When we were in high school, the girls' bathroom was a place of angst, adolescent ennui, smeared mascara, teased bangs, the stench of Aqua Net (and early global warming), used Tampax and crushed dreams. So it's kind of nice to see a teen in 2017 using the school bathroom as the stage for a project that's pretty heartwarming.
Sabrina Astle, a student at Laguna Hills High School in Southern California, papered the walls and stalls of her high school restroom with 30 or so handmade signs bearing happy affirmations like, "You are smart," "You are beautiful" and "You are doing better than you think." The bathroom has no mirrors, so Astle made sure to cover the area over the sinks with her posters too.
The high school junior told Today that she opted for the bathroom because she thought it would get the most visits. Fair enough.
What motivated her to make the posters? “It just reminds everyone that they are important and special in their own way and that they shouldn’t feel like they are less than anyone because of what they see as a flaw,” she said.
Astle also created a Kindness Club at her school (making us wonder, "Is she a real teen or an alien life form in a luxurious blond wig?"). When the school decided to have a day with the theme “What if we showed more love?” (Seriously, where is this school and what is in the water?) Astle decided it was the perfect time to launch her gallery of affirmations.
“It was meant to brighten our students’ days and remind them that they are enough," Chelsea Maxwell, the school’s activity director, explained. "They face so much pressure, academically to perform, athletics.... It can at times be overwhelming for students."

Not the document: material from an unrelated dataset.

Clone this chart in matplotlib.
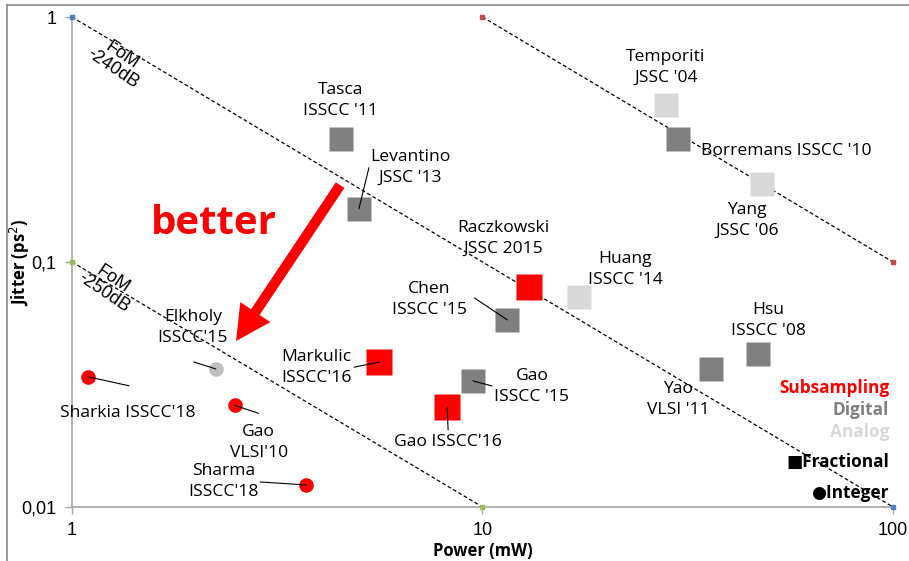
import matplotlib
matplotlib.use("Agg")
import matplotlib.pyplot as plt
from matplotlib.lines import Line2D

# PLL designs: power (mW), integrated jitter squared (ps^2)
names = ["Tasca\nISSCC '11", "Levantino\nJSSC '13", "Temporiti\nJSSC '04",
         "Borremans ISSCC '10", "Yang\nJSSC '06", "Raczkowski\nJSSC 2015",
         "Huang\nISSCC '14", "Chen\nISSCC '15", "Hsu\nISSCC '08", "Yao\nVLSI '11",
         "Markulic\nISSCC'16", "Gao\nISSCC '15", "Gao ISSCC'16",
         "Elkholy\nISSCC'15", "Sharkia ISSCC'18", "Gao\nVLSI'10", "Sharma\nISSCC'18"]
power = [4.52, 5.0, 28.0, 29.9, 48.0, 13.0, 17.2, 11.5, 46.9, 36.0,
         5.6, 9.48, 8.2, 2.24, 1.094, 2.49, 3.72]
jitter = [0.318, 0.165, 0.437, 0.318, 0.208, 0.079, 0.072, 0.058, 0.042, 0.0366,
          0.039, 0.0327, 0.0256, 0.0366, 0.034, 0.026, 0.0123]
arch = ["Digital", "Digital", "Analog", "Digital", "Analog", "Subsampling",
        "Analog", "Digital", "Digital", "Digital", "Subsampling", "Digital",
        "Subsampling", "Analog", "Subsampling", "Subsampling", "Subsampling"]
kind = ["Fractional"] * 13 + ["Integer"] * 4

# FoM reference lines (start, end)
fom_lines = [((1, 1), (100, 0.01)), ((1, 0.1), (10, 0.01)), ((10, 1), (100, 0.1))]
fom_colors = ["#4F81BD", "#9BBB59", "#C0504D"]

arch_colors = {"Subsampling": "#FF0000", "Digital": "#808080", "Analog": "#D9D9D9"}

# label offsets (pixels from point) and leader-line starts
label_off = [(0, 38), (51, 41), (0, 38), (23, -12), (-15, -36), (-26, 49),
             (46, 27), (-78, 20), (10, 34), (-33, -31), (-63, -5), (59, -6),
             (1, -35), (-23, 41), (40, -36), (24, -37), (-83, 3)]
leader = {1: (10, 41), 7: (-33, 22), 10: (-25, -5), 11: (19, -5), 12: (1, -23),
          13: (-22, 7), 14: (41, -9), 15: (24, -8), 16: (-46, 3)}

lab_font = "Open Sans"

fig = plt.figure(figsize=(9.09, 5.61), dpi=100)
ax = fig.add_axes([72 / 909, 1 - 507 / 561, 821 / 909, 490 / 561])
ax.set_xscale("log")
ax.set_yscale("log")
ax.set_xlim(1, 100)
ax.set_ylim(0.01, 1)

for (p0, p1), c in zip(fom_lines, fom_colors):
    ax.plot([p0[0], p1[0]], [p0[1], p1[1]], color="black", lw=0.9,
            ls=(0, (3, 2)), zorder=2)
    ax.plot([p0[0], p1[0]], [p0[1], p1[1]], ls="none", marker="s", ms=3.5,
            mfc=c, mec=c, zorder=3, clip_on=False)

for i in range(len(names)):
    col = arch_colors[arch[i]]
    if kind[i] == "Fractional":
        sz = 18.5 if arch[i] == "Subsampling" else 17
        ax.plot(power[i], jitter[i], marker="s", ms=sz, mfc=col, mec="none", zorder=4)
    else:
        col = "#BFBFBF" if arch[i] == "Analog" else col
        ax.plot(power[i], jitter[i], marker="o", ms=10.5, mfc=col, mec="none", zorder=4)
    dx, dy = label_off[i]
    ha = "left" if i == 3 else "center"
    ax.annotate(names[i], (power[i], jitter[i]), xytext=(dx, dy),
                textcoords="offset pixels", ha=ha, va="center", family=lab_font,
                size=12.6, linespacing=1.42, zorder=6)
    if i in leader:
        lx, ly = leader[i]
        ax.annotate("", (power[i], jitter[i]), xytext=(lx, ly),
                    textcoords="offset pixels",
                    arrowprops=dict(arrowstyle="-", color="black", lw=0.8,
                                    shrinkA=0, shrinkB=0), zorder=5)

# FoM captions
ax.text(1.29, 0.655, "FoM\n-240dB", rotation=-34, ha="center", va="center",
        family="Liberation Sans", size=13, linespacing=0.95, rotation_mode="anchor")
ax.text(1.225, 0.080, "FoM\n-250dB", rotation=-34, ha="center", va="center",
        family="Liberation Sans", size=13, linespacing=0.95, rotation_mode="anchor")

# "better" arrow and caption
ax.annotate("", xy=(2.51, 0.0476), xytext=(4.50, 0.206),
            arrowprops=dict(arrowstyle="simple,head_length=2.5,head_width=2.6,tail_width=0.74",
                            mutation_scale=10, color="#FF0000", lw=0,
                            shrinkA=0, shrinkB=0), zorder=5)
ax.text(2.22, 0.143, "better", color="#FF0000", family=lab_font, weight="bold",
        size=29, ha="center", va="center", zorder=6)

# architecture / type key
key = [("Subsampling", "#FF0000", 388), ("Digital", "#808080", 410),
       ("Analog", "#D9D9D9", 432), ("\u25A0Fractional", "black", 462),
       ("\u25CFInteger", "black", 493)]
for txt, c, py in key:
    fig.text(889 / 909, 1 - py / 561, txt, color=c, ha="right", va="center",
             family=["Open Sans", "DejaVu Sans"], weight="bold", size=12.4)

ax.set_xticks([1, 10, 100])
ax.set_xticklabels(["1", "10", "100"])
ax.set_yticks([0.01, 0.1, 1])
ax.set_yticklabels(["0,01", "0,1", "1"])
ax.minorticks_off()
ax.tick_params(direction="out", length=5, width=1, color="#A6A6A6",
               labelsize=13, pad=6)
for lab in ax.get_xticklabels() + ax.get_yticklabels():
    lab.set_family("Liberation Sans")
for s in ["top", "right"]:
    ax.spines[s].set_visible(False)
for s in ["left", "bottom"]:
    ax.spines[s].set_color("#A6A6A6")
    ax.spines[s].set_linewidth(1.2)

ax.set_xlabel("Power (mW)", family=lab_font, weight="bold", size=12, labelpad=2)
ax.set_ylabel("Jitter (ps$^2$)", family=lab_font, weight="bold", size=12)
ax.yaxis.set_label_coords(-0.049, 0.5)

# outer chart frame
fig.add_artist(Line2D([7 / 909, 1], [1 - 5 / 561, 1 - 5 / 561], color="#8C8C8C", lw=1.2))
fig.add_artist(Line2D([7 / 909, 7 / 909], [0, 1 - 5 / 561], color="#8C8C8C", lw=1.2))

fig.savefig("out.png", dpi=100)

Photos of the bathroom went viral after one student's appreciative mom posted pictures to the Facebook group Pantsuit Nation.
"I walked into the girls bathroom at a local high school over the weekend and was so amazed and overjoyed at what I saw. No mirrors just affirmations!" said the student's mother, Shannen McKinney Lob.
McKinney Lob continued, "I was overwhelmed when I first saw the messages, there were so many all over every stall — way more than I took pictures of. The messages were especially moving for me in that moment as I was having a bit of self-doubt that day. They were exactly what I needed to lift my spirits I had to hold back tears I was so moved by them." (Clearly, McKinney Lob survived the kind of girls' rooms we experienced back in the day.)
We're fairly certain that there are some emo kids hanging out by the boiler room hating all the sunshine-y messages, but most students seem to approve of Astle's mission.
“People have been smiling more. And I’ve noticed a lot of school pride, people saying, ‘I love the school because of things like this,’ which I thought was really cool,” she said.